• Requirement
Write out the opening lines of the data word for word, up to and including the line with "(title) at (381,52)", and leave every picture and every later line out.

"""

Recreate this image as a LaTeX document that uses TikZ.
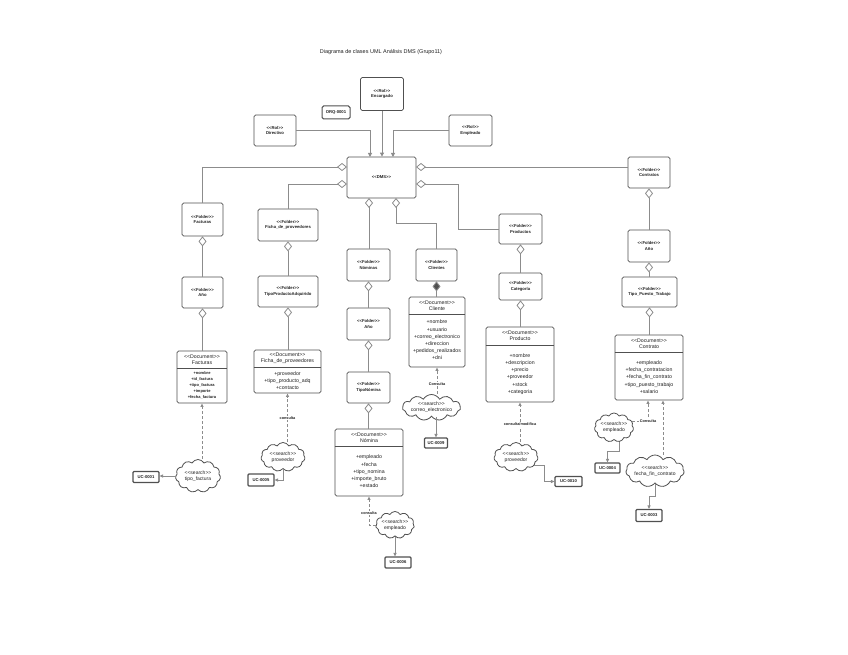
\documentclass[tikz,border=0pt]{standalone}
\usepackage{fontspec}
\setmainfont{Liberation Sans}
\usetikzlibrary{arrows.meta,shapes.symbols,calc}
\definecolor{linec}{HTML}{8C8C8C}
\definecolor{boxc}{HTML}{505050}
\definecolor{txtc}{HTML}{222222}
\newcommand{\stereo}[1]{<\kern0pt<#1>\kern0pt>}
\begin{document}
\begin{tikzpicture}[x=1pt,y=-1pt,
 box/.style={draw=boxc, line width=0.8pt, rounded corners=1.6pt, fill=white, inner sep=0pt, align=center, text=txtc},
 fold/.style={box, font=\fontsize{4.2}{5.6}\selectfont\bfseries},
 hdr/.style={inner sep=0pt, align=center, text=txtc, font=\fontsize{5.2}{6.2}\selectfont},
 attr/.style={inner sep=0pt, align=center, text=txtc, font=\fontsize{5.2}{7.2}\selectfont},
 uc/.style={box, line width=1.1pt, rounded corners=1pt, font=\fontsize{4.2}{4.5}\selectfont\bfseries},
 srch/.style={cloud, cloud puffs=11, cloud puff arc=120, cloud ignores aspect, draw=boxc, line width=0.8pt, fill=white, inner sep=0pt, align=center, text=txtc, font=\fontsize{5}{6}\selectfont},
 conn/.style={draw=linec, line width=0.9pt},
 agg/.style={conn, {Diamond[open, length=10pt, width=8pt, line width=0.8pt]}-},
 comp/.style={conn, {Diamond[length=10pt, width=8pt, fill=boxc]}-},
 gen/.style={conn, -{Triangle[length=4pt, width=4pt, fill=linec]}},
 dep/.style={conn, dash pattern=on 3pt off 2pt, -{Triangle[length=3.5pt, width=3pt]}},
 tipc/.style={conn, -{Triangle[length=3.5pt, width=3pt]}},
 lbl/.style={fill=white, inner sep=0.6pt, text=txtc, font=\fontsize{3.8}{4}\selectfont\bfseries}
]
\fill[white] (0,0) rectangle (848,655);
\useasboundingbox (0,0) rectangle (848,655);

% title
\node[inner sep=0pt, text=txtc, font=\fontsize{5.5}{6}\selectfont] (title) at (381,52) {Diagrama de clases UML Análisis DMS (Grupo11)};

% top
\node[fold, minimum width=43pt, minimum height=33pt] (encargado) at (382,94) {\stereo{Rol}\\Encargado};
\node[box, line width=1pt, minimum width=28pt, minimum height=13pt, font=\fontsize{4.2}{4.5}\selectfont\bfseries] (orq) at (336,112.5) {ORQ-0001};
\node[fold, minimum width=42pt, minimum height=31pt] (directivo) at (275,130.5) {\stereo{Rol}\\Directivo};
\node[fold, minimum width=43pt, minimum height=31pt] (empleado) at (470.5,130.5) {\stereo{Rol}\\Empleado};
\node[fold, minimum width=69pt, minimum height=41pt] (dms) at (381.5,177.5) {\stereo{DMS}};

\coordinate (dmsT1) at (370,157);
\coordinate (dmsT3) at (393,157);
\coordinate (dmsL1) at (347,167);
\coordinate (dmsL2) at (347,184);
\coordinate (dmsR1) at (416,167);
\coordinate (dmsR2) at (416,184);
\coordinate (dmsB1) at (369,198);
\coordinate (dmsB2) at (396,198);

\draw[gen] (directivo.east) -| (dmsT1);
\draw[gen] (encargado.south) -- (encargado.south |- dms.north);
\draw[gen] (empleado.west) -| (dmsT3);

% Facturas column
\node[fold, minimum width=41pt, minimum height=33pt] (facturas) at (202.5,219.5) {\stereo{Folder}\\Facturas};
\node[fold, minimum width=41pt, minimum height=31pt] (anioF) at (202.5,292.5) {\stereo{Folder}\\Año};
\node[box, minimum width=50pt, minimum height=52pt] (fdoc) at (202,377) {};
\draw[boxc, line width=0.6pt] ($(fdoc.north west)+(0,18)$) -- ($(fdoc.north east)+(0,18)$);
\node[hdr] (fdoch) at ($(fdoc.north)+(0,9)$) {\stereo{Document}\\Facturas};
\node[attr, font=\fontsize{4}{6}\selectfont\bfseries] (fdoca) at (202,385) {+nombre\\+id\_factura\\+tipo\_factura\\+importe\\+fecha\_factura};
\node[srch, minimum width=45pt, minimum height=33pt] (srchF) at (198,476) {\stereo{search}\\tipo\_factura};
\node[uc, minimum width=26pt, minimum height=11pt] (ucF) at (146,477) {UC-0001};

\draw[agg] (dmsL1) -| (facturas.north);
\draw[agg] (facturas.south) -- (anioF.north);
\draw[agg] (anioF.south) -- (anioF.south |- fdoc.north);
\draw[dep] (srchF.north -| fdoc.south) -- (fdoc.south);
\draw[tipc] (srchF.west) -- (srchF.west -| ucF.east);

% Ficha column
\node[fold, minimum width=60pt, minimum height=32pt] (ficha) at (288,225) {\stereo{Folder}\\Ficha\_de\_proveedores};
\node[fold, minimum width=60pt, minimum height=31pt] (tipoprod) at (288,291.5) {\stereo{Folder}\\TipoProductoAdquirido};
\node[box, minimum width=67pt, minimum height=43pt] (fidoc) at (287.5,371.5) {};
\draw[boxc, line width=0.6pt] ($(fidoc.north west)+(0,18)$) -- ($(fidoc.north east)+(0,18)$);
\node[hdr] (fidoch) at ($(fidoc.north)+(0,9)$) {\stereo{Document}\\Ficha\_de\_proveedores};
\node[attr] (fidoca) at (287.5,380.5) {+proveedor\\+tipo\_producto\_adq\\+contacto};
\node[srch, minimum width=44pt, minimum height=29pt] (srchFi) at (283,457) {\stereo{search}\\proveedor};
\node[uc, minimum width=26pt, minimum height=12pt] (ucFi) at (261,480) {UC-0005};

\draw[agg] (dmsL2) -| (ficha.north);
\draw[agg] (ficha.south) -- (tipoprod.north);
\draw[agg] (tipoprod.south) -- (tipoprod.south |- fidoc.north);
\draw[dep] (srchFi.north -| fidoc.south) -- node[lbl, pos=0.5] {consulta} (fidoc.south);
\draw[tipc] (srchFi.south) |- (ucFi.east);

% Nominas column
\node[fold, minimum width=43pt, minimum height=32pt] (nominas) at (368.5,265) {\stereo{Folder}\\Nóminas};
\node[fold, minimum width=43pt, minimum height=32pt] (anioN) at (368.5,324) {\stereo{Folder}\\Año};
\node[fold, minimum width=43pt, minimum height=31pt] (tiponom) at (368.5,387.5) {\stereo{Folder}\\TipoNómina};
\node[box, minimum width=68pt, minimum height=67pt] (ndoc) at (369,462.5) {};
\draw[boxc, line width=0.6pt] ($(ndoc.north west)+(0,18)$) -- ($(ndoc.north east)+(0,18)$);
\node[hdr] (ndoch) at ($(ndoc.north)+(0,9)$) {\stereo{Document}\\Nómina};
\node[attr] (ndoca) at (369,471.5) {+empleado\\+fecha\\+tipo\_nomina\\+importe\_bruto\\+estado};
\node[srch, minimum width=38pt, minimum height=27pt] (srchN) at (395,525) {\stereo{search}\\empleado};
\node[uc, minimum width=26pt, minimum height=11pt] (ucN) at (398,562.5) {UC-0006};

\draw[agg] (dmsB1) -- (dmsB1 |- nominas.north);
\draw[agg] (nominas.south) -- (anioN.north);
\draw[agg] (anioN.south) -- (tiponom.north);
\draw[agg] (tiponom.south) -- (tiponom.south |- ndoc.north);
\draw[dep] (srchN.west) -| node[lbl, pos=0.71] {consulta} (ndoc.south);
\draw[tipc] (srchN.south) -- (srchN.south |- ucN.north);

% Clientes column
\node[fold, minimum width=41pt, minimum height=32pt] (clientes) at (436.5,265) {\stereo{Folder}\\Clientes};
\node[box, minimum width=56pt, minimum height=70pt] (cdoc) at (437,332) {};
\draw[boxc, line width=0.6pt] ($(cdoc.north west)+(0,18)$) -- ($(cdoc.north east)+(0,18)$);
\node[hdr] (cdoch) at ($(cdoc.north)+(0,9)$) {\stereo{Document}\\Cliente};
\node[attr] (cdoca) at (437,340) {+nombre\\+usuario\\+correo\_electronico\\+direccion\\+pedidos\_realizados\\+dni};
\node[srch, minimum width=58pt, minimum height=26pt] (srchC) at (431.5,407.5) {\stereo{search}\\correo\_electronico};
\node[uc, minimum width=23pt, minimum height=10pt] (ucC) at (436,443) {UC-0009};

\coordinate (cbend) at (396,223);
\draw[agg] (dmsB2) -- (cbend) -| (clientes.north);
\draw[comp] (clientes.south) -- (clientes.south |- cdoc.north);
\draw[dep] (srchC.north -| cdoc.south) -- node[lbl, pos=0.36] {Consulta} (cdoc.south);
\draw[tipc] (srchC.south -| ucC.north) -- (ucC.north);

% Productos column
\node[fold, minimum width=43pt, minimum height=30pt] (productos) at (520.5,229) {\stereo{Folder}\\Productos};
\node[fold, minimum width=43pt, minimum height=27pt] (categoria) at (520.5,286.5) {\stereo{Folder}\\Categoría};
\node[box, minimum width=68pt, minimum height=75pt] (prdoc) at (520,364.5) {};
\draw[boxc, line width=0.6pt] ($(prdoc.north west)+(0,19)$) -- ($(prdoc.north east)+(0,19)$);
\node[hdr] (prdoch) at ($(prdoc.north)+(0,9.5)$) {\stereo{Document}\\Producto};
\node[attr] (prdoca) at (520,374) {+nombre\\+descripcion\\+precio\\+proveedor\\+stock\\+categoria};
\node[srch, minimum width=44pt, minimum height=29pt] (srchPr) at (516,457) {\stereo{search}\\proveedor};
\node[uc, minimum width=27pt, minimum height=10pt] (ucPr) at (568.5,481.5) {UC-0010};

\coordinate (pbend) at (458,184);
\draw[agg] (dmsR2) -- (pbend) |- (productos.west);
\draw[agg] (productos.south) -- (categoria.north);
\draw[agg] (categoria.south) -- (categoria.south |- prdoc.north);
\draw[dep] (srchPr.north -| prdoc.south) -- node[lbl, pos=0.44] {consulta/modifica} (prdoc.south);
\draw[tipc] (srchPr.-25) -- ++(10,0) |- (ucPr.west);

% Contratos column
\node[fold, minimum width=42pt, minimum height=31pt] (contratos) at (649,172.5) {\stereo{Folder}\\Contratos};
\node[fold, minimum width=42pt, minimum height=32pt] (anioC) at (649,246) {\stereo{Folder}\\Año};
\node[fold, minimum width=55pt, minimum height=30pt] (tipopuesto) at (649.5,292) {\stereo{Folder}\\Tipo\_Puesto\_Trabajo};
\node[box, minimum width=68pt, minimum height=65pt] (ctdoc) at (649,367.5) {};
\draw[boxc, line width=0.6pt] ($(ctdoc.north west)+(0,18)$) -- ($(ctdoc.north east)+(0,18)$);
\node[hdr] (ctdoch) at ($(ctdoc.north)+(0,9)$) {\stereo{Document}\\Contrato};
\node[attr] (ctdoca) at (649,377) {+empleado\\+fecha\_contratacion\\+fecha\_fin\_contrato\\+tipo\_puesto\_trabajo\\+salario};
\node[srch, minimum width=39pt, minimum height=29pt] (srchCt1) at (614,427.5) {\stereo{search}\\empleado};
\node[uc, minimum width=25pt, minimum height=10pt] (ucCt1) at (607.5,468) {UC-0004};
\node[srch, minimum width=46pt, minimum height=32pt] (srchCt2) at (655,471) {\stereo{search}\\fecha\_fin\_contrato};
\node[uc, minimum width=26pt, minimum height=12pt] (ucCt2) at (649,515.5) {UC-0003};

\coordinate (ctx1) at ($(ctdoc.south)+(-1,0)$);
\coordinate (ctx2) at ($(ctdoc.south)+(14,0)$);
\draw[agg] (dmsR1) -- (dmsR1 -| contratos.west);
\draw[agg] (contratos.south) -- (anioC.north);
\draw[agg] (anioC.south) -- (anioC.south |- tipopuesto.north);
\draw[agg] (tipopuesto.south) -- (tipopuesto.south |- ctdoc.north);
\draw[dep] (srchCt1.20) -| node[lbl, pos=0.5] {Consulta} (ctx1);
\draw[dep] (srchCt2.north -| ctx2) -- (ctx2);
\draw[tipc] (srchCt1.-70) -- ++(0,10) -| (ucCt1.north);
\draw[tipc] (srchCt2.south) -- ++(0,13) -| (ucCt2.north);
\end{tikzpicture}
\end{document}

"""

• Problem solution
Recreate this image as a LaTeX document that uses TikZ.
\documentclass[tikz,border=0pt]{standalone}
\usepackage{fontspec}
\setmainfont{Liberation Sans}
\usetikzlibrary{arrows.meta,shapes.symbols,calc}
\definecolor{linec}{HTML}{8C8C8C}
\definecolor{boxc}{HTML}{505050}
\definecolor{txtc}{HTML}{222222}
\newcommand{\stereo}[1]{<\kern0pt<#1>\kern0pt>}
\begin{document}
\begin{tikzpicture}[x=1pt,y=-1pt,
 box/.style={draw=boxc, line width=0.8pt, rounded corners=1.6pt, fill=white, inner sep=0pt, align=center, text=txtc},
 fold/.style={box, font=\fontsize{4.2}{5.6}\selectfont\bfseries},
 hdr/.style={inner sep=0pt, align=center, text=txtc, font=\fontsize{5.2}{6.2}\selectfont},
 attr/.style={inner sep=0pt, align=center, text=txtc, font=\fontsize{5.2}{7.2}\selectfont},
 uc/.style={box, line width=1.1pt, rounded corners=1pt, font=\fontsize{4.2}{4.5}\selectfont\bfseries},
 srch/.style={cloud, cloud puffs=11, cloud puff arc=120, cloud ignores aspect, draw=boxc, line width=0.8pt, fill=white, inner sep=0pt, align=center, text=txtc, font=\fontsize{5}{6}\selectfont},
 conn/.style={draw=linec, line width=0.9pt},
 agg/.style={conn, {Diamond[open, length=10pt, width=8pt, line width=0.8pt]}-},
 comp/.style={conn, {Diamond[length=10pt, width=8pt, fill=boxc]}-},
 gen/.style={conn, -{Triangle[length=4pt, width=4pt, fill=linec]}},
 dep/.style={conn, dash pattern=on 3pt off 2pt, -{Triangle[length=3.5pt, width=3pt]}},
 tipc/.style={conn, -{Triangle[length=3.5pt, width=3pt]}},
 lbl/.style={fill=white, inner sep=0.6pt, text=txtc, font=\fontsize{3.8}{4}\selectfont\bfseries}
]
\fill[white] (0,0) rectangle (848,655);
\useasboundingbox (0,0) rectangle (848,655);

% title
\node[inner sep=0pt, text=txtc, font=\fontsize{5.5}{6}\selectfont] (title) at (381,52) {Diagrama de clases UML Análisis DMS (Grupo11)};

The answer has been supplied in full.